I walked back inside and sat down back at the breakfast bar, going over my notes and trying to get Christina out of my mind. I needed to focus so that I could find a babysitter for Kayla, someone I could trust, maybe someone in the family. As I thought about family, a lightbulb went off in my head. I had a sister now. Well, step-sister. Two, actually. Although the older one, Bella, wasn’t really my first choice as a babysitter. I hadn’t spent more than two seconds with her, but I could tell she was a free-spirit in more ways than one. Alissa, however, had told me at the wedding that we were brother and sister now, and if I ever needed anything, I could call her. This would be one of those times where I needed her.
I flipped through my phone and stared down at her phone number, thinking about how strange it would be if I called her out of nowhere. My father and her mother had gotten married months ago, and this would be the first time I called for anything, including a “hello, how are you” type of conversation. I almost felt guilty for pushing everyone out of my life when things went down with Christina. Now, I was left with my tail between my legs, trying to decide whether to call these people or not. I put the phone down and started making the list of workers I was going to call in on the unscheduled rush job. I wanted the best ones for the money, and I would be paying them overtime on the weekend, so they needed to be efficient.
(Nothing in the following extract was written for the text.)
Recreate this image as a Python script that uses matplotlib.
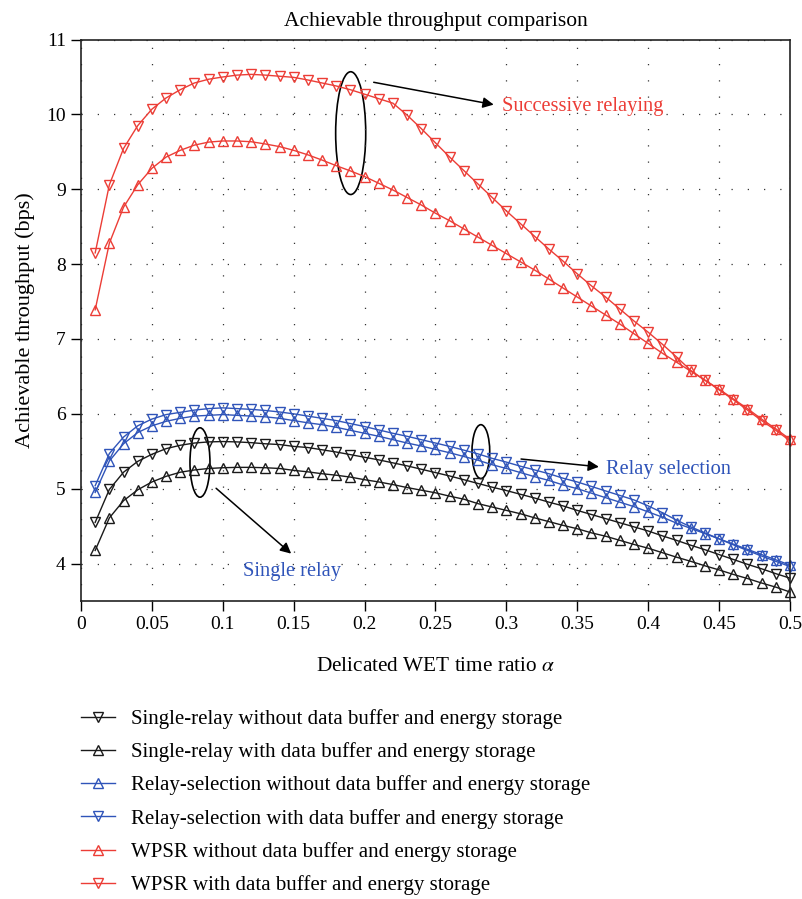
import numpy as np
import matplotlib
matplotlib.use("Agg")
import matplotlib.pyplot as plt
from matplotlib.patches import Ellipse

plt.rcParams['font.family'] = ['Liberation Serif', 'DejaVu Serif']
plt.rcParams['mathtext.fontset'] = 'stix'

# WET time ratio grid used in the simulation
alpha = np.round(np.arange(1, 51) * 0.01, 2)

single_no_buf = [4.55, 4.99, 5.22, 5.365, 5.46, 5.535, 5.58, 5.61, 5.625, 5.63,
                 5.625, 5.615, 5.60, 5.59, 5.565, 5.55, 5.52, 5.49, 5.455, 5.42,
                 5.385, 5.345, 5.305, 5.26, 5.215, 5.17, 5.12, 5.07, 5.02, 4.975,
                 4.925, 4.875, 4.82, 4.77, 4.71, 4.655, 4.60, 4.545, 4.49, 4.435,
                 4.37, 4.31, 4.245, 4.185, 4.12, 4.055, 3.99, 3.93, 3.865, 3.805]
single_buf = [4.175, 4.61, 4.84, 4.985, 5.09, 5.165, 5.22, 5.25, 5.27, 5.28,
              5.285, 5.285, 5.28, 5.27, 5.245, 5.225, 5.20, 5.18, 5.155, 5.12,
              5.09, 5.055, 5.015, 4.98, 4.945, 4.90, 4.86, 4.80, 4.755, 4.71,
              4.665, 4.61, 4.56, 4.51, 4.465, 4.41, 4.365, 4.31, 4.255, 4.205,
              4.145, 4.085, 4.03, 3.97, 3.915, 3.855, 3.80, 3.74, 3.685, 3.62]
relay_sel_no_buf = [4.95, 5.37, 5.60, 5.75, 5.84, 5.90, 5.94, 5.97, 5.98, 5.99,
                    5.98, 5.97, 5.96, 5.94, 5.91, 5.88, 5.855, 5.82, 5.78, 5.74,
                    5.70, 5.655, 5.61, 5.57, 5.525, 5.48, 5.43, 5.38, 5.32, 5.27,
                    5.215, 5.16, 5.11, 5.05, 5.00, 4.94, 4.88, 4.82, 4.76, 4.69,
                    4.62, 4.54, 4.47, 4.40, 4.33, 4.26, 4.19, 4.12, 4.05, 3.98]
relay_sel_buf = [5.04, 5.47, 5.69, 5.84, 5.93, 5.99, 6.02, 6.05, 6.07, 6.08,
                 6.07, 6.06, 6.045, 6.025, 6.00, 5.97, 5.94, 5.91, 5.87, 5.83,
                 5.785, 5.74, 5.70, 5.655, 5.61, 5.565, 5.515, 5.465, 5.405, 5.355,
                 5.30, 5.25, 5.20, 5.14, 5.09, 5.03, 4.97, 4.91, 4.85, 4.77,
                 4.68, 4.58, 4.49, 4.41, 4.33, 4.25, 4.175, 4.10, 4.03, 3.96]
wpsr_no_buf = [7.39, 8.28, 8.76, 9.06, 9.28, 9.43, 9.52, 9.59, 9.63, 9.645,
               9.645, 9.635, 9.605, 9.57, 9.52, 9.46, 9.39, 9.315, 9.245, 9.17,
               9.08, 8.99, 8.89, 8.79, 8.68, 8.58, 8.47, 8.36, 8.25, 8.14,
               8.03, 7.92, 7.80, 7.68, 7.56, 7.44, 7.32, 7.20, 7.07, 6.94,
               6.81, 6.69, 6.57, 6.45, 6.33, 6.20, 6.07, 5.93, 5.80, 5.66]
wpsr_buf = [8.15, 9.06, 9.545, 9.85, 10.07, 10.22, 10.33, 10.42, 10.47, 10.50,
            10.525, 10.535, 10.525, 10.51, 10.495, 10.46, 10.42, 10.38, 10.33, 10.27,
            10.21, 10.15, 9.99, 9.81, 9.62, 9.43, 9.25, 9.07, 8.89, 8.71,
            8.54, 8.37, 8.20, 8.04, 7.87, 7.71, 7.56, 7.40, 7.24, 7.09,
            6.93, 6.76, 6.58, 6.45, 6.32, 6.19, 6.05, 5.91, 5.78, 5.64]

labels = ['Single-relay without data buffer and energy storage',
          'Single-relay with data buffer and energy storage',
          'Relay-selection without data buffer and energy storage',
          'Relay-selection with data buffer and energy storage',
          'WPSR without data buffer and energy storage',
          'WPSR with data buffer and energy storage']

BLACK = '#1a1a1a'
BLUE = '#2f54b9'
RED = '#ec3d36'

series = [(single_no_buf, BLACK, 'v'), (single_buf, BLACK, '^'),
          (relay_sel_no_buf, BLUE, '^'), (relay_sel_buf, BLUE, 'v'),
          (wpsr_no_buf, RED, '^'), (wpsr_buf, RED, 'v')]

fig = plt.figure(figsize=(8.02, 8.99), dpi=100)
ax = fig.add_axes([0.101, 0.3315, 0.884, 0.6245])

handles = []
for (vals, col, mk), lab in zip(series, labels):
    h, = ax.plot(alpha, vals, color=col, marker=mk, markersize=6.5,
                 markerfacecolor='none', markeredgecolor=col, markeredgewidth=1.0,
                 linewidth=1.0, label=lab, clip_on=False)
    handles.append(h)

ax.set_xlim(0, 0.5)
ax.set_ylim(3.5, 11)
xt = np.round(np.arange(0, 0.51, 0.05), 2)
ax.set_xticks(xt)
ax.set_xticklabels(['0' if v == 0 else f'{v:g}' for v in xt])
ax.set_yticks(range(4, 12))
ax.tick_params(axis='both', direction='out', length=7, width=1, labelsize=14,
               top=False, right=False, pad=4)
for s in ax.spines.values():
    s.set_linewidth(1.2)
    s.set_color('#222222')
ax.grid(True, color='#333333', linestyle=(0, (1, 12)), linewidth=0.9)

ax.set_title('Achievable throughput comparison', fontsize=15.5, pad=10)
ax.set_xlabel(r'Delicated WET time ratio $\alpha$', fontsize=15.3, labelpad=17)
ax.set_ylabel('Achievable throughput (bps)', fontsize=16, labelpad=8)

# group markers: ellipses with arrows pointing to the scheme names
ax.add_patch(Ellipse((0.1902, 9.75), 0.0212, 1.64, fill=False, color='black', lw=1.2))
ax.annotate('', xy=(0.293, 10.124), xytext=(0.2045, 10.436),
            arrowprops=dict(arrowstyle='-|>', color='black', lw=1.1, mutation_scale=16))
ax.text(0.2967, 10.11, 'Successive relaying', color=RED, fontsize=14.7, va='center', ha='left')

ax.add_patch(Ellipse((0.282, 5.495), 0.0125, 0.72, fill=False, color='black', lw=1.2))
ax.annotate('', xy=(0.3672, 5.289), xytext=(0.3084, 5.40),
            arrowprops=dict(arrowstyle='-|>', color='black', lw=1.1, mutation_scale=16))
ax.text(0.3702, 5.258, 'Relay selection', color=BLUE, fontsize=14.7, va='center', ha='left')

ax.add_patch(Ellipse((0.0839, 5.35), 0.0141, 0.927, fill=False, color='black', lw=1.2))
ax.annotate('', xy=(0.1497, 4.108), xytext=(0.0938, 5.03),
            arrowprops=dict(arrowstyle='-|>', color='black', lw=1.1, mutation_scale=16))
ax.text(0.114, 3.895, 'Single relay', color=BLUE, fontsize=14.7, va='center', ha='left')

fig.legend(handles=handles, loc='upper left', bbox_to_anchor=(0.09, 0.2205),
           frameon=False, fontsize=15, handlelength=1.65, handletextpad=0.75,
           labelspacing=0.64, borderaxespad=0)

fig.savefig('out.png', dpi=100)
Once my list was done, I walked over to the coffee pot and poured myself the last bit in there. I mixed in sugar and light cream and sat back down at my spot. I needed to start getting these guys ready to go since I was examining the space today and would like them to start first thing in the morning in order to get it done on time. I grabbed my phone to call the first guy and remembered that I still needed to find a babysitter for Kayla. I sighed, looking down at Alissa’s number, still apprehensive about calling her. If I had stayed in touch, I could have avoided all of this with a simple text, but that wasn’t going to work. I took a deep breath and pressed send, pulling the phone to my ear.
I was nervous, but not because I hadn’t kept in contact, or because I had to ask for a favor, but for other, way more complicated issues in my head. The fact of the matter was, Alissa was gorgeous, and every time I was around her, I could feel a lump in my throat and a heat in my stomach. I had promised myself that I would stay away from her, for my own good, and for hers.